Acorns can kill a cow if it eats too many. Goats can gorge on them like deer can.

This has been a great year for fruits and that includes acorns. The ground in the woods is covered with them.

Turkeys eat lots of these little oak fruits but seem to prefer grass seed much of the time lately. The flocks have been working their ways around the pastures every day. They don’t seem to know turkey season is in full swing even though no one around here seems to care.

acorns on the forest floor

Walking in the Ozark woods is not silent lately. All around is the plop of acorns hitting the ground. Places are scraped clean where turkeys have been feasting. Other places I see a path several feet wide of scuffed leaves and know the goats were by inhaling every acorn they found.

Deer are eating their share up in the woods. The goats act like vacuum cleaners as they shuffle their way across the hills.

Acorns can make a goat sick. I’ve had several come in with upset stomachs. The biggest problem is when they stop chewing their cuds. This can be deadly.

Violet went out with the herd one day. The kids stayed in but not without protest.

That night Violet came in for grain but picked. Her sides stuck out more than usual.

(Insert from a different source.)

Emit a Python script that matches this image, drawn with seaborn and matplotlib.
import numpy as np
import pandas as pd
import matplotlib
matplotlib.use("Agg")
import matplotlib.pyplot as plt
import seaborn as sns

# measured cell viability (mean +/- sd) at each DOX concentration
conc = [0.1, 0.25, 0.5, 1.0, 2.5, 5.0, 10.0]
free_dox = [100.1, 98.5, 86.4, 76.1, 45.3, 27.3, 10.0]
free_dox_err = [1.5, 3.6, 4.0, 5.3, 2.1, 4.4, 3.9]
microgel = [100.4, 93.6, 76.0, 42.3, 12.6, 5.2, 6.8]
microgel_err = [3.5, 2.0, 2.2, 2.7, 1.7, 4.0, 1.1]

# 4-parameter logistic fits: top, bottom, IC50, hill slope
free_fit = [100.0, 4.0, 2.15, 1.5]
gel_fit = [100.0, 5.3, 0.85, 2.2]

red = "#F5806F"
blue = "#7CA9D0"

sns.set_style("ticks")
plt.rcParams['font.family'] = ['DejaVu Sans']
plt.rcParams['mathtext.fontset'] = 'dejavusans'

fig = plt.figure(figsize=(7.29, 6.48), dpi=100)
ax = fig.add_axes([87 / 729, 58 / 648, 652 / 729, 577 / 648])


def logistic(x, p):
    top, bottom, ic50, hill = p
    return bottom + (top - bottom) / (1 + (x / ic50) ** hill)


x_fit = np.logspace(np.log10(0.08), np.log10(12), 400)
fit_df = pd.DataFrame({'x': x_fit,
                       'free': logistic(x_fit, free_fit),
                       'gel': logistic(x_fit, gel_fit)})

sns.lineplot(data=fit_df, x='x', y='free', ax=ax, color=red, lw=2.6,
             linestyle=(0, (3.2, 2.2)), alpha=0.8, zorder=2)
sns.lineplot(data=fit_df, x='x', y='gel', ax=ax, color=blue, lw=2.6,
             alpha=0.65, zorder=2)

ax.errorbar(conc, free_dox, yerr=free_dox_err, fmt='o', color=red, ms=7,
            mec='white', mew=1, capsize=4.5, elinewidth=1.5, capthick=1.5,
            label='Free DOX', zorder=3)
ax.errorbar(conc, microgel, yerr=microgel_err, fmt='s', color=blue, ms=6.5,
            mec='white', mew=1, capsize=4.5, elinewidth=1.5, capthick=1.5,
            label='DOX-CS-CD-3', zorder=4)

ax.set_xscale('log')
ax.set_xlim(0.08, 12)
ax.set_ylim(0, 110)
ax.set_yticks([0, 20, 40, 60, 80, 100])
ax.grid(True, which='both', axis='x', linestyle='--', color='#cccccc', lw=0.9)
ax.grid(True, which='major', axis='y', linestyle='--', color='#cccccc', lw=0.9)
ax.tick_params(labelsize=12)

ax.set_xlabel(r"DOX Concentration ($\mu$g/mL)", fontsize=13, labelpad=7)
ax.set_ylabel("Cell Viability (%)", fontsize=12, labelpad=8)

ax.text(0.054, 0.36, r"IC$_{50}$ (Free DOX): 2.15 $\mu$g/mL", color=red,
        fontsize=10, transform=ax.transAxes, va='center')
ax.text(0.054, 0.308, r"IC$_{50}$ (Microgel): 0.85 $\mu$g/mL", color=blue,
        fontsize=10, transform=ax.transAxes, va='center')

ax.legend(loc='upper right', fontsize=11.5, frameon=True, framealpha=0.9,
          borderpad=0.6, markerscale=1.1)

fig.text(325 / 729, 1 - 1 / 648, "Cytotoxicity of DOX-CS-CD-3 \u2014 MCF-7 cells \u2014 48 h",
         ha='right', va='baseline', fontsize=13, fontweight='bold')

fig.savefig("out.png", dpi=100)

The next morning Violet laid around. She was alert but definitely did not feel good.

Usually a goat lying down and not asleep will chew her cud. Violet was not chewing a cud. She was uncomfortable. Her ears were at an odd angle.

A bloated goat is a problem. I usually start with oil to help whatever is causing the problem to move on through.

Violet was slightly bloated but her big problem was not chewing a cud. This calls for something different.

I gave her a dose of Probios. Other times I’ve used yogurt or kefir. One time, in desperation I stole a cud from another goat.

Nubian doe High Reaches Violet and her kids

Today High Reaches Violet is out eating acorns again. Yesterday she laid around her kids wondering why she wasn’t out watching them play. Too many acorns leave an upset rumen and no cud behind. This can kill but a bacteria culture soon sets things right again.

Stealing a cud takes timing and caution. First you find a victim – goat – relaxing and chewing cud.

You watch until a new cud comes up and pounce. Prying the mouth open and extracting the cud can be dangerous to fingers.

The stolen cud is then forced into the sick goat’s mouth. And it must be forced as this thing stinks and is not at all palatable in the goat’s opinion.

In Violet’s case the powdered stuff worked fine over the course of the day. By the next day she was off to hunt acorns once again.